* begin *
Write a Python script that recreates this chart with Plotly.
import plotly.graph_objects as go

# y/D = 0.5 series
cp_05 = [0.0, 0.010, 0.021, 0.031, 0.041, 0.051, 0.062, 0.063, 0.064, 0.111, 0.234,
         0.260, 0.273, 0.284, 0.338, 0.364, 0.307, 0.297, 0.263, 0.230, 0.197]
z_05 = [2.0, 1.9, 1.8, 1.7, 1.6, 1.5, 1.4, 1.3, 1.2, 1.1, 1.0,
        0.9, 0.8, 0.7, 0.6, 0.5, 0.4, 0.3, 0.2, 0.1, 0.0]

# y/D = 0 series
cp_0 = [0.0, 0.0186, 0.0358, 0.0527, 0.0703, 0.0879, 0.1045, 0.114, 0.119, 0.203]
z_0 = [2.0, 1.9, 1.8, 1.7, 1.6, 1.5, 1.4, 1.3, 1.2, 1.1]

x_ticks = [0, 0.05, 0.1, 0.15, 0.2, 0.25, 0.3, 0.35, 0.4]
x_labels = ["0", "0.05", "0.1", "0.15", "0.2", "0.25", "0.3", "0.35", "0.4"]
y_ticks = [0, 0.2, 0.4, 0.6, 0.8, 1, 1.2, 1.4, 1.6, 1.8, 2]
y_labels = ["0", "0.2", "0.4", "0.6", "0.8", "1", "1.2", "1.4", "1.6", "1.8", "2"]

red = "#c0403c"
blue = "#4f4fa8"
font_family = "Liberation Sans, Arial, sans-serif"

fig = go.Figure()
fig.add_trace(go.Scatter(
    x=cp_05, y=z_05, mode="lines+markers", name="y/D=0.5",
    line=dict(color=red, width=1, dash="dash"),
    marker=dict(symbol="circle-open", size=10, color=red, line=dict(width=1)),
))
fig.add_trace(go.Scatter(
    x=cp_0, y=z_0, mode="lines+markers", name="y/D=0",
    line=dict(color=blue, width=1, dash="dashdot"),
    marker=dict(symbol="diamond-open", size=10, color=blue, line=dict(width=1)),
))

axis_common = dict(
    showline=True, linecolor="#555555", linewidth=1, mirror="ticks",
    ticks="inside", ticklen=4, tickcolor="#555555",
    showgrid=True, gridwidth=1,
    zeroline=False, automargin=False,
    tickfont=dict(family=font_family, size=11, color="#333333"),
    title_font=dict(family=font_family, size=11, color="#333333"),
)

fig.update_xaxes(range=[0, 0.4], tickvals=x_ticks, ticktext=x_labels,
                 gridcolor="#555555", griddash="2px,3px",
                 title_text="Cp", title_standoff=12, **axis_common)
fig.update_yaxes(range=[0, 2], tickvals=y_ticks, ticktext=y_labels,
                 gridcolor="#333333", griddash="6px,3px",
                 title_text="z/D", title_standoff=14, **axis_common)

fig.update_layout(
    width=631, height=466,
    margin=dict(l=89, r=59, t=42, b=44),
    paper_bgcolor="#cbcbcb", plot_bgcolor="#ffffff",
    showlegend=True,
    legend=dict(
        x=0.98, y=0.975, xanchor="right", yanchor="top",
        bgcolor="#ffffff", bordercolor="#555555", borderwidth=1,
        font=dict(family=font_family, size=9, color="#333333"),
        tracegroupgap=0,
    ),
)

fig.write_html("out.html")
* end *
● What is required: Write out the material exactly as given.

● Task result:
Write a Python script that recreates this chart with Plotly.
import plotly.graph_objects as go

# y/D = 0.5 series
cp_05 = [0.0, 0.010, 0.021, 0.031, 0.041, 0.051, 0.062, 0.063, 0.064, 0.111, 0.234,
         0.260, 0.273, 0.284, 0.338, 0.364, 0.307, 0.297, 0.263, 0.230, 0.197]
z_05 = [2.0, 1.9, 1.8, 1.7, 1.6, 1.5, 1.4, 1.3, 1.2, 1.1, 1.0,
        0.9, 0.8, 0.7, 0.6, 0.5, 0.4, 0.3, 0.2, 0.1, 0.0]

# y/D = 0 series
cp_0 = [0.0, 0.0186, 0.0358, 0.0527, 0.0703, 0.0879, 0.1045, 0.114, 0.119, 0.203]
z_0 = [2.0, 1.9, 1.8, 1.7, 1.6, 1.5, 1.4, 1.3, 1.2, 1.1]

x_ticks = [0, 0.05, 0.1, 0.15, 0.2, 0.25, 0.3, 0.35, 0.4]
x_labels = ["0", "0.05", "0.1", "0.15", "0.2", "0.25", "0.3", "0.35", "0.4"]
y_ticks = [0, 0.2, 0.4, 0.6, 0.8, 1, 1.2, 1.4, 1.6, 1.8, 2]
y_labels = ["0", "0.2", "0.4", "0.6", "0.8", "1", "1.2", "1.4", "1.6", "1.8", "2"]

red = "#c0403c"
blue = "#4f4fa8"
font_family = "Liberation Sans, Arial, sans-serif"

fig = go.Figure()
fig.add_trace(go.Scatter(
    x=cp_05, y=z_05, mode="lines+markers", name="y/D=0.5",
    line=dict(color=red, width=1, dash="dash"),
    marker=dict(symbol="circle-open", size=10, color=red, line=dict(width=1)),
))
fig.add_trace(go.Scatter(
    x=cp_0, y=z_0, mode="lines+markers", name="y/D=0",
    line=dict(color=blue, width=1, dash="dashdot"),
    marker=dict(symbol="diamond-open", size=10, color=blue, line=dict(width=1)),
))

axis_common = dict(
    showline=True, linecolor="#555555", linewidth=1, mirror="ticks",
    ticks="inside", ticklen=4, tickcolor="#555555",
    showgrid=True, gridwidth=1,
    zeroline=False, automargin=False,
    tickfont=dict(family=font_family, size=11, color="#333333"),
    title_font=dict(family=font_family, size=11, color="#333333"),
)

fig.update_xaxes(range=[0, 0.4], tickvals=x_ticks, ticktext=x_labels,
                 gridcolor="#555555", griddash="2px,3px",
                 title_text="Cp", title_standoff=12, **axis_common)
fig.update_yaxes(range=[0, 2], tickvals=y_ticks, ticktext=y_labels,
                 gridcolor="#333333", griddash="6px,3px",
                 title_text="z/D", title_standoff=14, **axis_common)

fig.update_layout(
    width=631, height=466,
    margin=dict(l=89, r=59, t=42, b=44),
    paper_bgcolor="#cbcbcb", plot_bgcolor="#ffffff",
    showlegend=True,
    legend=dict(
        x=0.98, y=0.975, xanchor="right", yanchor="top",
        bgcolor="#ffffff", bordercolor="#555555", borderwidth=1,
        font=dict(family=font_family, size=9, color="#333333"),
        tracegroupgap=0,
    ),
)

fig.write_html("out.html")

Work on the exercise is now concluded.